● **STATED GOAL**
Your task is to reproduce, verbatim and without pictures, the lines from the opening of the listing through the line containing "plt.rcParams['mathtext.default'] = 'regular'".

● **DATA SECTION**
§ §
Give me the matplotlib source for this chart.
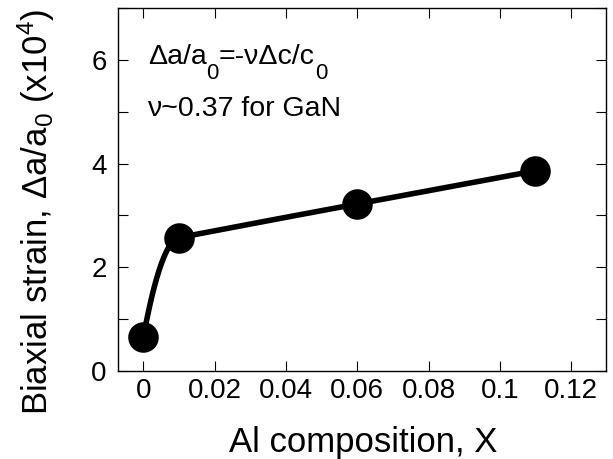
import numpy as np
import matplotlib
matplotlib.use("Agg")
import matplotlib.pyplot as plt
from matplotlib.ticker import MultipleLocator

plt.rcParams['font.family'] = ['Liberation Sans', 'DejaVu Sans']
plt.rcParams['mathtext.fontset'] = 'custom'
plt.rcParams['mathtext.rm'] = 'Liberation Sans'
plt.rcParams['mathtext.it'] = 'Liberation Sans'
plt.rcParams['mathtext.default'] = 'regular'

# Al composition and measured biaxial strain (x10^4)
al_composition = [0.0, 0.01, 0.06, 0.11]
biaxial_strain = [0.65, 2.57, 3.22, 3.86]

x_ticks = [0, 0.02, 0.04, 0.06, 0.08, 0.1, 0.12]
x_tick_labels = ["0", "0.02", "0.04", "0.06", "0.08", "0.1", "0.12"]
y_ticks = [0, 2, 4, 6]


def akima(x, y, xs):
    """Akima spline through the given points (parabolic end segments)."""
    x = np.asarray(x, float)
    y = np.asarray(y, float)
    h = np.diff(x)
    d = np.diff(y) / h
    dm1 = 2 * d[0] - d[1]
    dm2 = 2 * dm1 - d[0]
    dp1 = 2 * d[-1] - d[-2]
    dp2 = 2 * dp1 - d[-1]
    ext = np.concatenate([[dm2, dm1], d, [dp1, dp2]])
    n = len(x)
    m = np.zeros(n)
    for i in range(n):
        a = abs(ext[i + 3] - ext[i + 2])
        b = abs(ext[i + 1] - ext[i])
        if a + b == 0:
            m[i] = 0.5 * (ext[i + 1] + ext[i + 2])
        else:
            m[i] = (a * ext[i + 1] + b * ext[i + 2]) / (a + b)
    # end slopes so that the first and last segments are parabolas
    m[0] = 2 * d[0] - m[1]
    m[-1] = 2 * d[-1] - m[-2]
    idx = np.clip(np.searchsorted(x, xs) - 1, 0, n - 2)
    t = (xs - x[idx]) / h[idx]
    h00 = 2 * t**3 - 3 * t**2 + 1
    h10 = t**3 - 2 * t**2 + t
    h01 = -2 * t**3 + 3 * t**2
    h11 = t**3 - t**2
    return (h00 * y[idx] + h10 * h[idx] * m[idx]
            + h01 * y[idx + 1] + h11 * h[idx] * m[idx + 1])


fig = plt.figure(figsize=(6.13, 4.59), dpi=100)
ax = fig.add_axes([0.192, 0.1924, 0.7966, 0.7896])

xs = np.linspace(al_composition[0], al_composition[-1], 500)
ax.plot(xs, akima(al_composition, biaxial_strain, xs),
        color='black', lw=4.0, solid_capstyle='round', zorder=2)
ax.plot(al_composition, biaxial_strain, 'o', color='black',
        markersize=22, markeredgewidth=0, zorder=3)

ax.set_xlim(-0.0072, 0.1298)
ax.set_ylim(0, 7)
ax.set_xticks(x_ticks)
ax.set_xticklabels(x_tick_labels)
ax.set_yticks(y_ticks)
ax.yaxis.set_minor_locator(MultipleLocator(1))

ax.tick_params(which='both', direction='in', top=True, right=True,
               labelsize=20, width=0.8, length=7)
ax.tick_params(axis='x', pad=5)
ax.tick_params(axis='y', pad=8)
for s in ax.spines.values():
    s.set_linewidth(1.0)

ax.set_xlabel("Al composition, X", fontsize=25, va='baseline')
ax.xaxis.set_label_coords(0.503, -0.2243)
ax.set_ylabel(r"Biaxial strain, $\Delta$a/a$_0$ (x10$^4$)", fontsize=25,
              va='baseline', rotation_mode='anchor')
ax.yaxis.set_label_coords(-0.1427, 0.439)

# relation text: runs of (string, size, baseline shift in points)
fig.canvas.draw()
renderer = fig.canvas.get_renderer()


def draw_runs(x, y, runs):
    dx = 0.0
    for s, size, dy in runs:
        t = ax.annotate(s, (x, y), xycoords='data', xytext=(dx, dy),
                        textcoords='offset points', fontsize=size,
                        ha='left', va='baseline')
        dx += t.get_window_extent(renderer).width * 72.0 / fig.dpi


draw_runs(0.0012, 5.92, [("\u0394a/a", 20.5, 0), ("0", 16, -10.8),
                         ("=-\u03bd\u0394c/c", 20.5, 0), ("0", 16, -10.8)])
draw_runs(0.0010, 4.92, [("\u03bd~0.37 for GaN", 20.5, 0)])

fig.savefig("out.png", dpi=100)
§ §
● **OUTPUT BELOW**
Give me the matplotlib source for this chart.
import numpy as np
import matplotlib
matplotlib.use("Agg")
import matplotlib.pyplot as plt
from matplotlib.ticker import MultipleLocator

plt.rcParams['font.family'] = ['Liberation Sans', 'DejaVu Sans']
plt.rcParams['mathtext.fontset'] = 'custom'
plt.rcParams['mathtext.rm'] = 'Liberation Sans'
plt.rcParams['mathtext.it'] = 'Liberation Sans'
plt.rcParams['mathtext.default'] = 'regular'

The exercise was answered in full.